If you mean *any* computation. But a Turing Machine is a *particular*
computer. Not just *any* computer. Let's pay attention to our
language.
> So there are calculations that a physical PC the size of
> a galaxy could not complete before the universe ran out of power to
> energize the computer. A Turing Machine can of course complete
> such a calculation (because the calculation does not need to be infinite,
> just finitely larger/longer in time that can be accomplished by any
> physical device during the existence of the physical universe) because
> the constraint of physical time is not applied to idealized situations.

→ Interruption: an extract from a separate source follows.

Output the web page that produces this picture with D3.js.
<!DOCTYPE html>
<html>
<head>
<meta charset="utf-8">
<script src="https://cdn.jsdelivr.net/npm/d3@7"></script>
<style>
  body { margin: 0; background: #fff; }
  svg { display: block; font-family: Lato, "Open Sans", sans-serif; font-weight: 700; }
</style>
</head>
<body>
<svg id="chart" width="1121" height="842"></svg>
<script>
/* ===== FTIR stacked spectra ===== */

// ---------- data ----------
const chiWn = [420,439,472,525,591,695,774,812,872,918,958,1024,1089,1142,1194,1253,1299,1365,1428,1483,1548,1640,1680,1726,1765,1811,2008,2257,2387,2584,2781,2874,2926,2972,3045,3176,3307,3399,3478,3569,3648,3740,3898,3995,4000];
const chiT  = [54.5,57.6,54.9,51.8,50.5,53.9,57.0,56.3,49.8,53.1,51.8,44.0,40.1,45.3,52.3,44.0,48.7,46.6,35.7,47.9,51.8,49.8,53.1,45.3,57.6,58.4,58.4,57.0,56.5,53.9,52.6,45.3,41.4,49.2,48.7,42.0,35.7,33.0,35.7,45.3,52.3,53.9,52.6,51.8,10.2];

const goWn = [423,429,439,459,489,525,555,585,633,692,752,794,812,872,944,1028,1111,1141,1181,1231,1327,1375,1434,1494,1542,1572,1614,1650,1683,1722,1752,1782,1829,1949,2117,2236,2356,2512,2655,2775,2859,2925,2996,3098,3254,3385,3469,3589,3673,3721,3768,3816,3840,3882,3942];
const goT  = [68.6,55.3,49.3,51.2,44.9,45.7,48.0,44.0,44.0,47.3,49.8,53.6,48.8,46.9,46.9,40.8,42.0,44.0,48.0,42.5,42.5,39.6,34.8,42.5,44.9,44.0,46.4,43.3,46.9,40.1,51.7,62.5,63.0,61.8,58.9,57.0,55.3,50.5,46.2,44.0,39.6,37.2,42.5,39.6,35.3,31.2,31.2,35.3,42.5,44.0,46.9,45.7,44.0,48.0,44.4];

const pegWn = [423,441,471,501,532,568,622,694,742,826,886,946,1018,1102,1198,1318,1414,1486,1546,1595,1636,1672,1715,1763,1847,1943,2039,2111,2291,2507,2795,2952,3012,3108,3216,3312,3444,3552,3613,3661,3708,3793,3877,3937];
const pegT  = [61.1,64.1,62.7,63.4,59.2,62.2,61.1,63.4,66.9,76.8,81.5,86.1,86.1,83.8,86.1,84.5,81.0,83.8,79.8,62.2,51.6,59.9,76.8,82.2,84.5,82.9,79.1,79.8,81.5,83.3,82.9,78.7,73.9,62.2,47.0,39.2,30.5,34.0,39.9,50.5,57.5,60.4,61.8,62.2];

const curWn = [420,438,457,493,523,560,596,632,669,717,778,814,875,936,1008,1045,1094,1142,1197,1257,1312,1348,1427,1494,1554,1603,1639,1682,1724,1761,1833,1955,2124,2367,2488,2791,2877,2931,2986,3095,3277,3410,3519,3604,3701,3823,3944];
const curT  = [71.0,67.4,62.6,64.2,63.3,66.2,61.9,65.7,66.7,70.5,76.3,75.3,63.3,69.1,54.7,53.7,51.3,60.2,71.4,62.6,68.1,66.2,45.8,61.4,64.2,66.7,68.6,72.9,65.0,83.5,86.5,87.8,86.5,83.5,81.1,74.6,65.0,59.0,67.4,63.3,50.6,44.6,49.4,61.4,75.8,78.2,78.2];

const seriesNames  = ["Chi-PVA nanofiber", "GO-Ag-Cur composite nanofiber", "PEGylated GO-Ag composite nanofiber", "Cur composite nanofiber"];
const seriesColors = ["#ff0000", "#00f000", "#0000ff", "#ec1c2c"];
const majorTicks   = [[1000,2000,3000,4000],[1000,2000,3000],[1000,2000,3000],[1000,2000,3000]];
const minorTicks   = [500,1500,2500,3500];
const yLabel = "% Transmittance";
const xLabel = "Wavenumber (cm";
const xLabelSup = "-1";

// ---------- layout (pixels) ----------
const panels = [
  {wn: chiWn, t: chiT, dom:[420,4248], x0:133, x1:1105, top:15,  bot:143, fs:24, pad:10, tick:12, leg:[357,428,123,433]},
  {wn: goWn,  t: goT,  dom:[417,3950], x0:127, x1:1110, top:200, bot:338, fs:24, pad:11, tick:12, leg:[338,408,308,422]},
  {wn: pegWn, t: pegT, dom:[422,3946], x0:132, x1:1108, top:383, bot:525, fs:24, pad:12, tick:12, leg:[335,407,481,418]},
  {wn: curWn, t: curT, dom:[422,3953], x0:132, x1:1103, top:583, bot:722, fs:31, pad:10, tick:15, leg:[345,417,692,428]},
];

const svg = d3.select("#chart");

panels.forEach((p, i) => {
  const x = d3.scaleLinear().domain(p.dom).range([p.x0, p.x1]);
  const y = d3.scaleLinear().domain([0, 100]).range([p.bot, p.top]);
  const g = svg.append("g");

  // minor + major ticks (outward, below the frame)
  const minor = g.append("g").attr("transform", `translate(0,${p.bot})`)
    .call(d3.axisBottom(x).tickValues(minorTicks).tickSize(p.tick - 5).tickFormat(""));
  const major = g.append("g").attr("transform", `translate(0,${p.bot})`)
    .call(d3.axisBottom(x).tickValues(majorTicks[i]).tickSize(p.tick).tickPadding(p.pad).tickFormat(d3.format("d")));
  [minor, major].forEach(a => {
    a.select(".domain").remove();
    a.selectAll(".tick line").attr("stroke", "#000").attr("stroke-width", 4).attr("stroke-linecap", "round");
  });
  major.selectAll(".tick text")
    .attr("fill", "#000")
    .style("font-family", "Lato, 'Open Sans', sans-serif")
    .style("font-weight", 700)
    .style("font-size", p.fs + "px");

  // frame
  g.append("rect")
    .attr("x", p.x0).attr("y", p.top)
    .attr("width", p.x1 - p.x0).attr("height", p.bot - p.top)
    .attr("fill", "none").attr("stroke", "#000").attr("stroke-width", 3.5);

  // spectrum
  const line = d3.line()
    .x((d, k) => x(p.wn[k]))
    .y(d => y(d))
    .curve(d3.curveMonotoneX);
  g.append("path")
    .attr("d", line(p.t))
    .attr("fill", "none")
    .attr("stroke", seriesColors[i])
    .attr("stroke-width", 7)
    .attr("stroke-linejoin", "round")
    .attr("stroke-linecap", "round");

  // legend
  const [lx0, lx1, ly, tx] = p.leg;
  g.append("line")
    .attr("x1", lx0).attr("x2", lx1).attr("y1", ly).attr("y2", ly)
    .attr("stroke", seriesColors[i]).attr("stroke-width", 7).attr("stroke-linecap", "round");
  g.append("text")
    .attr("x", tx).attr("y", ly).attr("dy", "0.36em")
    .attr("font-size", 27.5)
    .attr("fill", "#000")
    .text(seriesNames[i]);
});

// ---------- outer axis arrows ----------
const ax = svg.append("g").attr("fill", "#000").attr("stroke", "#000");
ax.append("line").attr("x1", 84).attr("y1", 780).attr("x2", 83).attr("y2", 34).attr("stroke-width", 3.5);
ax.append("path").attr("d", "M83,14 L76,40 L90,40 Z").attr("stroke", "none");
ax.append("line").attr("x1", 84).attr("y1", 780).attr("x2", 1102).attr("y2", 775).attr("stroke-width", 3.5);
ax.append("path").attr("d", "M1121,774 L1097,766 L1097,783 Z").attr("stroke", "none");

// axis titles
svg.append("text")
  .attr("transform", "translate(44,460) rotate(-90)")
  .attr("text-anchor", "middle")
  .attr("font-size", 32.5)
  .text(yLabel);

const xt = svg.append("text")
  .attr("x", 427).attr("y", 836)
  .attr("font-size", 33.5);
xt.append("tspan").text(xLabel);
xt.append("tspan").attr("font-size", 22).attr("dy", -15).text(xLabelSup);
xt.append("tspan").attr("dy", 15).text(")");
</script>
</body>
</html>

Wittgenstein once said Turing's theory was of human computers. Which
was quite true if we take the original paper literally, without
abstracting "computer". (And that is what such people were called at
the time, who made calculations)
You are also making a significant conceptual error. We have a theory
T, only a small portion of which has models in the real world. But no
experiments contradict our theory (such as computers existing,that
cannot be explained by T). I think this is a perfectly legitimate
situation in science. And you are twisting the whole physicalist
argument upside-down by saying that, since the theory predicts (by way
of *generalization*) 'there would be machines which can grow
absolutely with no end, if and only if our universe had an infinite
space'; *then* you conclude that this theory must not be a physical
theory. What a bad use of language!
Instead you should have paid attention to basic rules of grammar and
linguistic analysis. What the theory predicts is a *counterfactual*,
it is not too different from saying that "If my mother had a beard,
she would have a lot of hair on her chin". This is quite possibly
*false* for most of our mothers. And for our world, the theory
*predicts* that there will be no machines which can grow absolutely
with no end, since our universe does not have an infinite space. It is
regrettable to think of the theory as independent from physical
statements, if we accept that it is a theory of *machines*.

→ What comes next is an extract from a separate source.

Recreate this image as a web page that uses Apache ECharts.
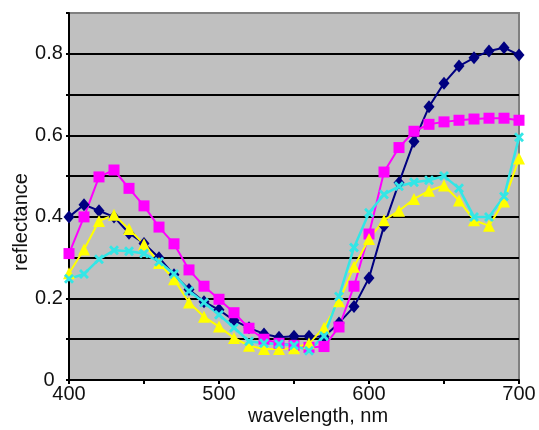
<!DOCTYPE html>
<html>
<head>
<meta charset="utf-8">
<script src="https://cdn.jsdelivr.net/npm/echarts@6/dist/echarts.min.js"></script>
<style>
html,body{margin:0;padding:0;background:#fff;}
#chart{width:539px;height:430px;}
</style>
</head>
<body>
<div id="chart"></div>
<script>
const wavelengths = [400,410,420,430,440,450,460,470,480,490,500,510,520,530,540,550,560,570,580,590,600,610,620,630,640,650,660,670,680,690,700];
const navyValues = [0.40,0.43,0.415,0.40,0.36,0.335,0.30,0.258,0.222,0.192,0.172,0.146,0.128,0.113,0.105,0.107,0.107,0.106,0.14,0.18,0.25,0.378,0.484,0.585,0.67,0.728,0.77,0.79,0.807,0.815,0.797];
const magentaValues = [0.31,0.40,0.498,0.515,0.47,0.427,0.375,0.334,0.27,0.23,0.198,0.165,0.127,0.10,0.09,0.085,0.08,0.082,0.13,0.23,0.358,0.51,0.57,0.61,0.627,0.633,0.637,0.64,0.642,0.642,0.637];
const yellowValues = [0.262,0.32,0.39,0.405,0.37,0.333,0.287,0.247,0.19,0.155,0.131,0.103,0.084,0.076,0.076,0.078,0.09,0.128,0.193,0.278,0.346,0.392,0.415,0.444,0.464,0.477,0.44,0.392,0.378,0.438,0.543];
const cyanValues = [0.248,0.26,0.296,0.318,0.316,0.31,0.29,0.26,0.218,0.19,0.16,0.128,0.095,0.09,0.088,0.085,0.072,0.108,0.205,0.325,0.41,0.455,0.475,0.485,0.49,0.50,0.47,0.40,0.40,0.45,0.595];
const xTickLabels = ['400','500','600','700'];
const yTickLabels = ['0','0.2','0.4','0.6','0.8'];
const xTitle = 'wavelength, nm';
const yTitle = 'reflectance';

function pairs(vals){ return wavelengths.map((w,i)=>[w, vals[i]]); }
const xMark = 'path://M0,2L2,0L5,3L8,0L10,2L7,5L10,8L8,10L5,7L2,10L0,8L3,5Z';
const FONT = 'Liberation Sans, Arial, sans-serif';

const chart = echarts.init(document.getElementById('chart'), null, {renderer:'canvas'});
function mk(name, vals, color, symbol, size, lw){
  return {
    name, type:'line', data: pairs(vals), symbol, symbolSize:size,
    showSymbol:true, animation:false,
    lineStyle:{color, width:lw}, itemStyle:{color, borderWidth:0},
    emphasis:{disabled:true}
  };
}
chart.setOption({
  animation:false,
  grid:{left:69, right:20, top:13, bottom:50, show:true, backgroundColor:'#C0C0C0', borderColor:'#808080', borderWidth:2},
  xAxis:{
    type:'value', min:400, max:700, interval:50,
    axisLine:{show:true, onZero:false, lineStyle:{color:'#000', width:2}},
    axisTick:{show:true, length:4, lineStyle:{color:'#000', width:2}},
    axisLabel:{margin:4, fontSize:20, fontFamily:FONT, color:'#111',
      formatter:v=>{const s=String(Math.round(v)); return xTickLabels.includes(s)?s:'';}},
    splitLine:{show:false}
  },
  yAxis:{
    type:'value', min:0, max:0.9, interval:0.1,
    axisLine:{show:true, lineStyle:{color:'#000', width:2}},
    axisTick:{show:true, length:3, lineStyle:{color:'#000', width:2}},
    axisLabel:{margin:20, align:'center', fontSize:20, fontFamily:FONT, color:'#111',
      formatter:v=>{const k=Math.round(v*10); const s = k===0?'0':(k/10).toFixed(1); return yTickLabels.includes(s)?s:'';}},
    splitLine:{show:true, showMinLine:false, showMaxLine:false, lineStyle:{color:'#000', width:2}}
  },
  graphic:[
    {type:'text', x:318, y:416, style:{text:xTitle, font:'20px '+FONT, fill:'#111', textAlign:'center', textVerticalAlign:'middle'}},
    {type:'text', x:21, y:222, rotation:Math.PI/2, style:{text:yTitle, font:'20px '+FONT, fill:'#111', textAlign:'center', textVerticalAlign:'middle'}}
  ],
  series:[
    mk('navy', navyValues, '#000080', 'diamond', [11,13], 2),
    mk('magenta', magentaValues, '#FF00FF', 'rect', 11, 2),
    mk('yellow', yellowValues, '#FFFF00', 'triangle', 12, 2),
    mk('cyan', cyanValues, '#33E6E6', xMark, 10, 2.5)
  ]
});
</script>
</body>
</html>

Anyway, the point remains that Turing's theory is a theory of actual
machines, if not merely humans. Wittgenstein has a point! And then it
is nonsense to argue that:
> A Turing Machine can of course complete such a calculation .... because the
> constraint of physical time is not applied to idealized situations.

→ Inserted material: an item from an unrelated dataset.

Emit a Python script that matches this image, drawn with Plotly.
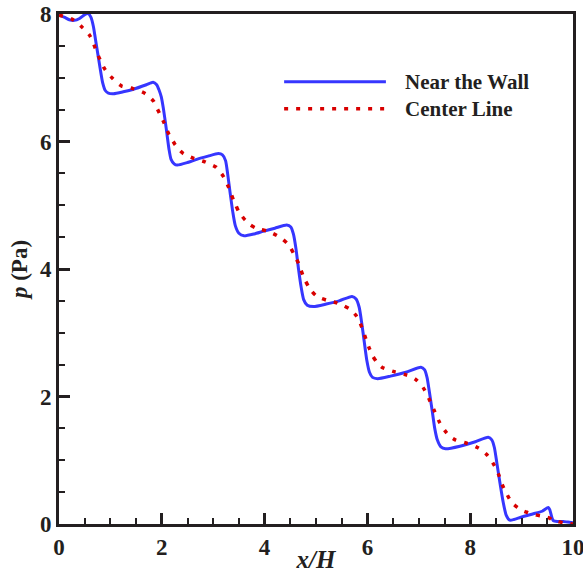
import plotly.graph_objects as go

# Near the Wall (blue solid)
wall_x = [0.00, 0.10, 0.20, 0.30, 0.40, 0.50, 0.56, 0.62, 0.67, 0.71, 0.75, 0.80, 0.85, 0.90, 0.96,
          1.06, 1.25, 1.45, 1.70, 1.83, 1.90, 1.95, 1.99, 2.03, 2.07, 2.10, 2.14, 2.18, 2.24, 2.30,
          2.50, 2.68, 2.90, 3.10, 3.18, 3.24, 3.28, 3.33, 3.38, 3.43, 3.50, 3.60, 3.80, 3.97, 4.20,
          4.43, 4.51, 4.56, 4.61, 4.66, 4.71, 4.76, 4.83, 4.95, 5.20, 5.45, 5.70, 5.78, 5.84, 5.89,
          5.94, 5.99, 6.04, 6.10, 6.20, 6.45, 6.75, 7.04, 7.11, 7.16, 7.21, 7.26, 7.31, 7.36, 7.43,
          7.52, 7.80, 8.10, 8.35, 8.42, 8.47, 8.52, 8.58, 8.64, 8.70, 8.77, 8.85, 9.00, 9.23, 9.40,
          9.52, 9.55, 9.59, 9.62, 9.70, 9.81, 9.90, 10.00]
wall_p = [7.98, 7.95, 7.91, 7.90, 7.93, 7.99, 8.01, 7.95, 7.80, 7.60, 7.40, 7.15, 6.92, 6.80, 6.76,
          6.75, 6.78, 6.82, 6.89, 6.93, 6.89, 6.80, 6.70, 6.52, 6.30, 6.12, 5.88, 5.72, 5.65, 5.63,
          5.67, 5.72, 5.77, 5.81, 5.79, 5.70, 5.50, 5.19, 4.90, 4.68, 4.56, 4.52, 4.55, 4.59, 4.64,
          4.69, 4.66, 4.55, 4.32, 4.00, 3.72, 3.52, 3.43, 3.41, 3.45, 3.50, 3.57, 3.53, 3.40, 3.15,
          2.85, 2.56, 2.38, 2.30, 2.28, 2.32, 2.38, 2.46, 2.42, 2.30, 2.05, 1.78, 1.50, 1.32, 1.21,
          1.18, 1.22, 1.29, 1.36, 1.32, 1.20, 0.95, 0.64, 0.35, 0.14, 0.06, 0.07, 0.11, 0.16, 0.20,
          0.26, 0.22, 0.10, 0.05, 0.04, 0.04, 0.03, 0.02]

# Center Line (red dotted)
center_x = [0.00, 0.12, 0.25, 0.35, 0.44, 0.52, 0.60, 0.66, 0.72, 0.80, 0.88, 0.96, 1.03, 1.12, 1.22,
            1.33, 1.44, 1.55, 1.66, 1.75, 1.84, 1.92, 1.98, 2.04, 2.09, 2.14, 2.20, 2.26, 2.34, 2.42,
            2.52, 2.61, 2.72, 2.84, 2.95, 3.05, 3.13, 3.20, 3.25, 3.30, 3.35, 3.39, 3.44, 3.49, 3.55,
            3.62, 3.71, 3.81, 3.92, 4.03, 4.13, 4.23, 4.33, 4.43, 4.50, 4.56, 4.61, 4.66, 4.70, 4.74,
            4.79, 4.85, 4.92, 4.99, 5.10, 5.25, 5.40, 5.55, 5.68, 5.78, 5.86, 5.92, 5.98, 6.04, 6.10,
            6.18, 6.28, 6.40, 6.52, 6.63, 6.75, 6.86, 6.95, 7.04, 7.10, 7.15, 7.20, 7.25, 7.30, 7.35,
            7.40, 7.46, 7.53, 7.61, 7.71, 7.82, 7.92, 8.03, 8.14, 8.24, 8.32, 8.40, 8.46, 8.52, 8.56,
            8.60, 8.65, 8.70, 8.76, 8.83, 8.92, 9.02, 9.12, 9.23, 9.36, 9.49, 9.55, 9.60, 9.65, 9.71,
            9.80, 9.90, 10.00]
center_p = [7.98, 7.96, 7.92, 7.87, 7.80, 7.74, 7.66, 7.56, 7.43, 7.28, 7.15, 7.06, 7.00, 6.93, 6.87,
            6.85, 6.83, 6.80, 6.76, 6.71, 6.63, 6.50, 6.40, 6.30, 6.20, 6.11, 6.03, 5.95, 5.87, 5.81,
            5.77, 5.74, 5.71, 5.68, 5.64, 5.60, 5.53, 5.45, 5.37, 5.28, 5.18, 5.09, 5.00, 4.91, 4.84,
            4.77, 4.70, 4.65, 4.62, 4.60, 4.57, 4.53, 4.48, 4.41, 4.34, 4.25, 4.17, 4.09, 4.00, 3.91,
            3.82, 3.73, 3.65, 3.59, 3.54, 3.50, 3.47, 3.42, 3.36, 3.27, 3.15, 3.02, 2.88, 2.75, 2.64,
            2.54, 2.46, 2.42, 2.39, 2.37, 2.34, 2.31, 2.26, 2.19, 2.12, 2.04, 1.96, 1.87, 1.78, 1.69,
            1.60, 1.52, 1.44, 1.37, 1.32, 1.29, 1.27, 1.24, 1.20, 1.15, 1.09, 1.01, 0.93, 0.85, 0.76,
            0.66, 0.57, 0.49, 0.40, 0.32, 0.26, 0.21, 0.18, 0.15, 0.13, 0.11, 0.09, 0.06, 0.05, 0.04,
            0.02, 0.01, 0.00]

x_ticks = [0, 2, 4, 6, 8, 10]
y_ticks = [0, 2, 4, 6, 8]
series_names = ["Near the Wall", "Center Line"]

BLUE = "#3636ff"
RED = "#d80000"
INK = "#231f20"
FONT = "Liberation Serif"

fig = go.Figure()
fig.add_trace(go.Scatter(x=wall_x, y=wall_p, mode="lines", name=series_names[0],
                         line=dict(color=BLUE, width=3, shape="spline", smoothing=0.6),
                         showlegend=False))
fig.add_trace(go.Scatter(x=center_x, y=center_p, mode="lines", name=series_names[1],
                         line=dict(color=RED, width=3.5, dash="4px,8px", shape="spline", smoothing=0.6),
                         showlegend=False))

# custom legend (long sample lines as in the reference)
leg_x0, leg_x1, leg_tx = 0.438, 0.636, 0.669
leg_y = [0.867, 0.814]
fig.add_shape(type="line", xref="paper", yref="paper", x0=leg_x0, x1=leg_x1, y0=leg_y[0], y1=leg_y[0],
              line=dict(color=BLUE, width=3))
fig.add_shape(type="line", xref="paper", yref="paper", x0=leg_x0, x1=leg_x1, y0=leg_y[1], y1=leg_y[1],
              line=dict(color=RED, width=3.5, dash="4px,8px"))
for name, yy in zip(series_names, leg_y):
    fig.add_annotation(xref="paper", yref="paper", x=leg_tx, y=yy, xanchor="left", yanchor="middle",
                       text="<b>%s</b>" % name, showarrow=False,
                       font=dict(family=FONT, size=21, color=INK))

axis_common = dict(
    showgrid=False, zeroline=False, showline=True, linecolor=INK, linewidth=3, mirror=True,
    ticks="inside", ticklen=11, tickwidth=2.5, tickcolor=INK, ticklabeloverflow="allow",
    tickfont=dict(family=FONT, size=23, color=INK, weight="bold"),
)
fig.update_xaxes(range=[0, 10], tickvals=x_ticks, ticktext=[str(v) for v in x_ticks],
                 minor=dict(ticks="inside", ticklen=6, tickwidth=1.5, tickcolor=INK, dtick=0.5),
                 title=dict(text="<b><i>x/H</i></b>", font=dict(family=FONT, size=25, color=INK), standoff=0),
                 **axis_common)
fig.update_yaxes(range=[0, 8], tickvals=y_ticks, ticktext=[str(v) for v in y_ticks],
                 minor=dict(ticks="inside", ticklen=6, tickwidth=1.5, tickcolor=INK, dtick=0.5),
                 title=dict(text="<b><i>p</i> (Pa)</b>", font=dict(family=FONT, size=23, color=INK), standoff=6),
                 **axis_common)

fig.update_layout(
    width=583, height=573,
    margin=dict(l=59, r=10, t=14, b=49, autoexpand=False),
    plot_bgcolor="white", paper_bgcolor="white",
    showlegend=False,
)
fig.write_html("out.html")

But that is a terrible metaphysics you have there! Idealized
situations do not exist. By situation we mean a complex aggregate of
physical events, nothing more. (Again, if we are to call ourselves
physicalists. And Cartesian Dualists, can leave the hall silently!)
> Keeping those categories seperate, the idealized and the physical,
> is definitional. The answer to theoretical questions is trivial and obvious
> if you mix these categories. Mathematicians invented infinity without
> the requirement that it be physically realized because it was useful.
> Pure mathematics invents formal mathematical systems with no
> requirement that this formal system represent any physical event or
> process.
This is quite a muddled reasoning, especially this bit:
> Pure mathematics invents formal mathematical systems with no
> requirement that this formal system represent any physical event or
> process.
There is no requirement of representation, so you think. There is the
requirement of representation of *ideas* in your head, and if your
ideas are *physical*, then it follows that the *exact opposite* of
your statement holds!
>Eray wrote:
>
> > "Yes, but there is
> > *nothing* that is larger than the universe." To assume the contrary
> > would be theology, which I despise.
>
> When you say *nothing* you mean no physical something.
Platonist semantics. *shudder*
When you utter "nothing", you do not refer to anything that exists.
You do not refer to something that does not exist! (That is generally
seen as a wrong account of designating the reference of expressions
with counter-factuals in philosophy of language.)
That would be a very confused understanding of the word "nothing".
Let's do some ordinary philosophy of language to draw a better
picture.
Here are some easy semantics questions. Formalize the semantics of the
following sentences, excluding questions using common knowledge
representation techniques in First Order Logic: (I am explicitly
asking for truth-referential semantics, of course. Usual Tarski's
World stuff, if you are familiar with formal semantics)
- What do you want?
- I want nothing.
- What are you going to do tomorrow?
- I am going to do nothing.
There is nothing in the box.
* An example of an analytically false statement (for nonempty
interpretation domains)
Everything is nothing. (Hint: the solution is like the liar paradox)
> Mathematical
> objects need not be physical.
A Turing Machine is not just a "mathematical object"! [*]
Let's repeat our basic argument again.
1. Not all Turing Machines require finite bounded space.
2. Therefore some Turing Machines run in finite bounded space.
3. Many PCs do just that.
4. Then, PCs are physical functioning models of Turing Machines. (But
most of them are also simple DFAs, or formal axiomatic systems, or
whatever general theory they fit. The theory which has the most
*explanatory* power will be preferred according to the question we are
trying to answer.)
Could this argument be any simpler?
> When you made this comparison, infinity and theology/God, to the size
> of the physical universe, you crossed over from debating potential vs.
> actual infinities to declaring abstract thinking is just theology in another
> guise.
That is exactly what Poincare implied in his famous remark. I will bet
on Poincare, and not on your championing of one school of mathematics.
(I am not the only person who made the comparison!)
I said that before, and it's come true, thanks to you. Why should one
ever discuss foundational issues with those who cannot question the
assumptions of their favorite school of thought?
What I explained to a slightly confused mathematician who believed
himself to be a constructivist was that a sane analysis in philosophy
of computation suggests that Turing Machines should be thought of
physical devices, if we are to remain physicalists. You do not
challenge any of the arguments. Instead, you assert things, like
saying that Turing Machines are not of this world. Show us that
world, or is it the fairy-land of mathematics?
[snip some "philosophy"]
Amused,
-- Eray Ozkural [*] And you might as well say, "our language expressions" do not need to refer to physically plausible things. Then, you should perhaps think of defending that we freely talk of God in scientific discourse. But that is not permissible in scientific talk. Maybe it is good for mythology, which is not our business.